EXERCISE PROMPT —
Leaving the pictures out, print the lines from the first line of the listing through the line containing "(0,0) rectangle (1345,923);", exactly as they read, and no others.

DATASET EXTRACT —

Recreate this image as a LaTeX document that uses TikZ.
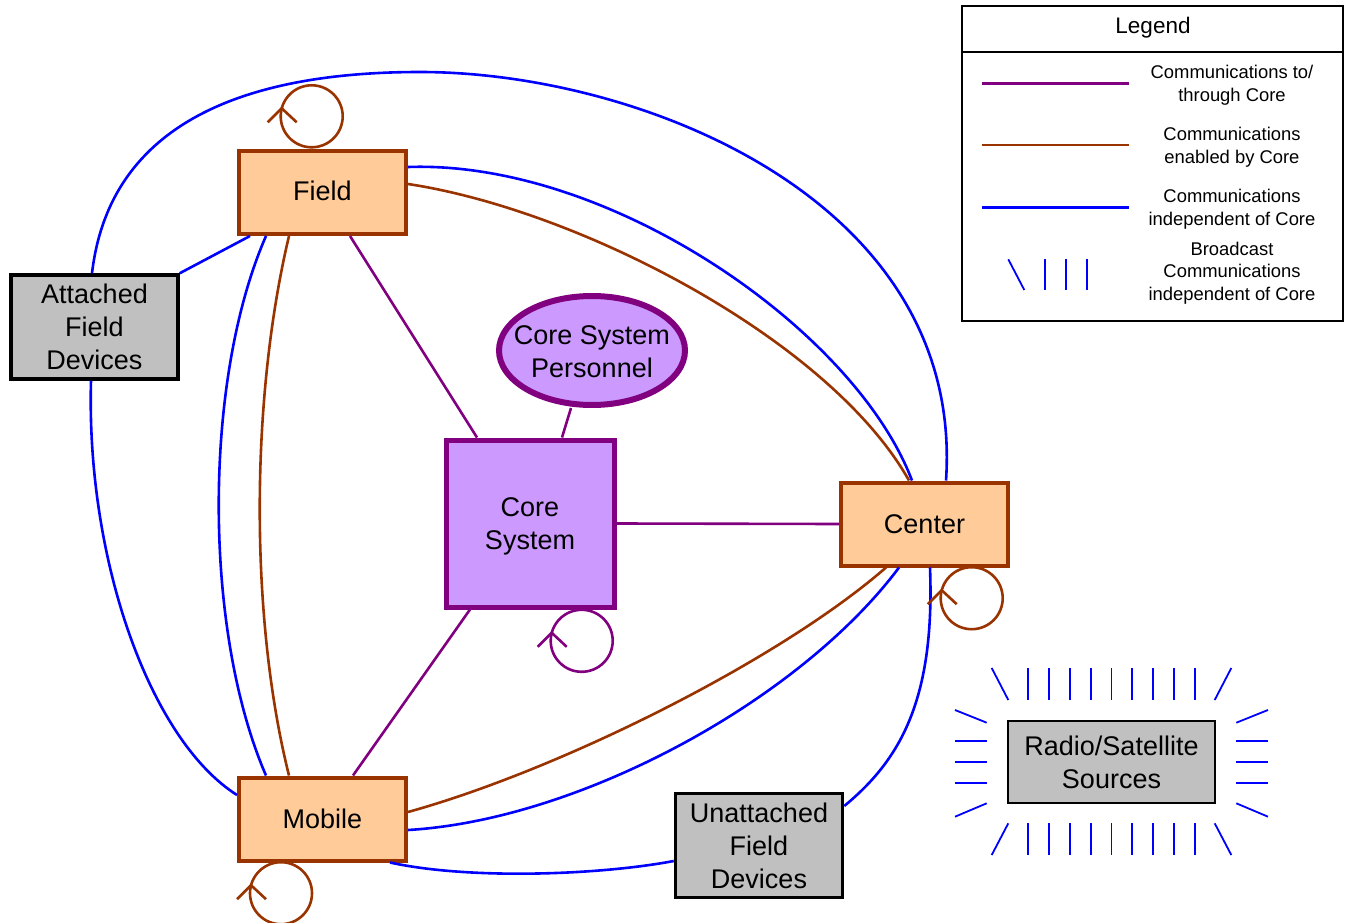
\documentclass[tikz,border=0pt]{standalone}
\usepackage{fontspec}
\setmainfont{Liberation Sans}
\usetikzlibrary{shapes.geometric,calc}
\definecolor{peach}{HTML}{FFCC99}
\definecolor{brn}{HTML}{993300}
\definecolor{purp}{HTML}{800080}
\definecolor{lilac}{HTML}{CC99FF}
\definecolor{grayf}{HTML}{C0C0C0}
\definecolor{blu}{HTML}{0000FF}
\begin{document}
\begin{tikzpicture}[x=1pt,y=-1pt,
 every node/.style={font=\fontsize{27}{33}\selectfont, align=center, inner sep=0pt},
 peachbox/.style={draw=brn, fill=peach, line width=4pt, minimum width=167pt, minimum height=83pt},
 corebox/.style={draw=purp, fill=lilac, line width=5pt, minimum width=168pt, minimum height=167pt},
 graybox/.style={draw=black, fill=grayf, line width=3.5pt, minimum width=167pt, minimum height=104pt},
 purpline/.style={draw=purp, line width=2.6pt},
 brnline/.style={draw=brn, line width=2.6pt},
 bluline/.style={draw=blu, line width=2.6pt},
 ray/.style={draw=blu, line width=1.8pt},
 legtext/.style={font=\fontsize{18.4}{22.5}\selectfont},
 selfloop/.pic={\draw (0,0) circle[radius=31pt]; \draw (-44,6) -- (-30,-8) -- (-15,6);}
]
\useasboundingbox (0,0) rectangle (1345,923);

% nodes
\node[peachbox] (field) at (322.5,192.5) {\parbox{160pt}{\centering Field\vspace*{3pt}}};
\node[peachbox] (ctr) at (924.5,524) {Center};
\node[peachbox] (mobile) at (322.5,819) {Mobile};
\node[corebox] (core) at (530,523.5) {\parbox{160pt}{\centering\vspace*{6pt}Core\\System}};
\node[ellipse, draw=purp, fill=lilac, line width=6pt, inner xsep=-20pt, inner ysep=-10pt, minimum width=186pt, minimum height=109pt] (pers) at (592,350.5) {\parbox{160pt}{\centering\vspace*{3pt}Core System\\Personnel}};
\node[graybox] (att) at (94.5,327) {Attached\\Field\\Devices};
\node[graybox] (unatt) at (759,845.5) {Unattached\\Field\\Devices};
\node[draw=black, fill=grayf, line width=2.5pt, minimum width=207pt, minimum height=82pt] (radio) at (1111.5,762) {Radio/Satellite\\Sources};

% purple connectors
\draw[purpline] ([xshift=27.5pt]field.south) -- ([xshift=-53pt]core.north);
\draw[purpline] ([xshift=-21pt]pers.south) -- ([xshift=32pt]core.north);
\draw[purpline] (core.east) -- (ctr.west);
\draw[purpline] ([xshift=-60pt]core.south) -- ([xshift=30.5pt]mobile.north);

% brown connectors
\draw[brnline] ([yshift=8.5pt]field.east) .. controls (580,210) and (830,340) .. ([xshift=-15.5pt]ctr.north);
\draw[brnline] ([xshift=-33.5pt]field.south) .. controls (250,400) and (250,620) .. ([xshift=-33.5pt]mobile.north);
\draw[brnline] ([xshift=-38.5pt]ctr.south) .. controls (780,660) and (560,770) .. ([yshift=7pt]mobile.east);

% blue connectors
\draw[bluline] ([xshift=-72.5pt]field.south) -- (att.north east);
\draw[bluline] ([xshift=-2.5pt]att.north) .. controls (110,120) and (250,72) .. (420,72) .. controls (640,72) and (965,200) .. ([xshift=21.5pt]ctr.north);
\draw[bluline] ([yshift=25.5pt]field.east) .. controls (610,160) and (855,330) .. ([xshift=-12.5pt]ctr.north);
\draw[bluline] ([xshift=-56.5pt]field.south) .. controls (203,380) and (203,630) .. ([xshift=-56.5pt]mobile.north);
\draw[bluline] ([xshift=-3.5pt]att.south) .. controls (86,560) and (150,740) .. ([yshift=24pt]mobile.west);
\draw[bluline] ([xshift=-25.5pt]ctr.south) .. controls (800,700) and (580,820) .. ([yshift=-11pt]mobile.east);
\draw[bluline] ([xshift=5.5pt]ctr.south) .. controls (935,700) and (900,760) .. ([yshift=39.5pt]unatt.east);
\draw[bluline] ([xshift=67.5pt]mobile.south) .. controls (470,880) and (600,875) .. ([yshift=-15.5pt]unatt.west);

% self loops
\pic[color=brn, line width=2.6pt] at ($(field.north)+(-10.8,-32.7)$) {selfloop};
\pic[color=purp, line width=2.6pt] at ($(core.south)+(51.7,31.3)$) {selfloop};
\pic[color=brn, line width=2.6pt] at ($(ctr.south)+(47.2,30.7)$) {selfloop};
\pic[color=brn, line width=2.6pt] at ($(mobile.south)+(-41.5,30.7)$) {selfloop};

% broadcast rays
\foreach \dx in {-83.2,-62.4,-41.6,-20.8,0,20.8,41.6,62.4,83.2} {
  \draw[ray] ($(radio)+(\dx,-94)$) -- ($(radio)+(\dx,-62)$);
  \draw[ray] ($(radio)+(\dx,61.3)$) -- ($(radio)+(\dx,93)$);
}
\draw[ray] ($(radio)+(-119.8,-94)$) -- ($(radio)+(-103.2,-62)$);
\draw[ray] ($(radio)+(119.8,-94)$) -- ($(radio)+(103.2,-62)$);
\draw[ray] ($(radio)+(-119.8,93)$) -- ($(radio)+(-103.2,61.3)$);
\draw[ray] ($(radio)+(119.8,93)$) -- ($(radio)+(103.2,61.3)$);
\foreach \dy in {-21,0,21} {
  \draw[ray] ($(radio)+(-156.5,\dy)$) -- ($(radio)+(-124.8,\dy)$);
  \draw[ray] ($(radio)+(156.5,\dy)$) -- ($(radio)+(124.8,\dy)$);
}
\draw[ray] ($(radio)+(-156.5,-52)$) -- ($(radio)+(-124.8,-39.3)$);
\draw[ray] ($(radio)+(-156.5,54.7)$) -- ($(radio)+(-124.8,41.3)$);
\draw[ray] ($(radio)+(156.5,-52)$) -- ($(radio)+(124.8,-39.3)$);
\draw[ray] ($(radio)+(156.5,54.7)$) -- ($(radio)+(124.8,41.3)$);

% legend
\draw[line width=1.3pt] (962,6) rectangle (1343,321);
\draw[line width=1.3pt] (962,52) -- (1343,52);
\node[font=\fontsize{22.5}{26}\selectfont] (legtitle) at (1153,28) {Legend};
\draw[purpline] (982,83.3) -- (1129,83.3);
\draw[brnline] (982,145) -- (1129,145);
\draw[bluline] (982,207.3) -- (1129,207.3);
\draw[ray] (1008.3,259.3) -- (1024.3,290);
\draw[ray] (1045,259.3) -- (1045,290);
\draw[ray] (1065.7,259.3) -- (1065.7,290);
\draw[ray] (1086.7,259.3) -- (1086.7,290);
\node[legtext] (l1) at (1232,85) {Communications to/\\through Core};
\node[legtext] (l2) at (1232,147) {Communications\\enabled by Core};
\node[legtext] (l3) at (1232,209) {Communications\\independent of Core};
\node[legtext] (l4) at (1232,273) {Broadcast\\Communications\\independent of Core};
\end{tikzpicture}
\end{document}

THE ANSWER —
Recreate this image as a LaTeX document that uses TikZ.
\documentclass[tikz,border=0pt]{standalone}
\usepackage{fontspec}
\setmainfont{Liberation Sans}
\usetikzlibrary{shapes.geometric,calc}
\definecolor{peach}{HTML}{FFCC99}
\definecolor{brn}{HTML}{993300}
\definecolor{purp}{HTML}{800080}
\definecolor{lilac}{HTML}{CC99FF}
\definecolor{grayf}{HTML}{C0C0C0}
\definecolor{blu}{HTML}{0000FF}
\begin{document}
\begin{tikzpicture}[x=1pt,y=-1pt,
 every node/.style={font=\fontsize{27}{33}\selectfont, align=center, inner sep=0pt},
 peachbox/.style={draw=brn, fill=peach, line width=4pt, minimum width=167pt, minimum height=83pt},
 corebox/.style={draw=purp, fill=lilac, line width=5pt, minimum width=168pt, minimum height=167pt},
 graybox/.style={draw=black, fill=grayf, line width=3.5pt, minimum width=167pt, minimum height=104pt},
 purpline/.style={draw=purp, line width=2.6pt},
 brnline/.style={draw=brn, line width=2.6pt},
 bluline/.style={draw=blu, line width=2.6pt},
 ray/.style={draw=blu, line width=1.8pt},
 legtext/.style={font=\fontsize{18.4}{22.5}\selectfont},
 selfloop/.pic={\draw (0,0) circle[radius=31pt]; \draw (-44,6) -- (-30,-8) -- (-15,6);}
]
\useasboundingbox (0,0) rectangle (1345,923);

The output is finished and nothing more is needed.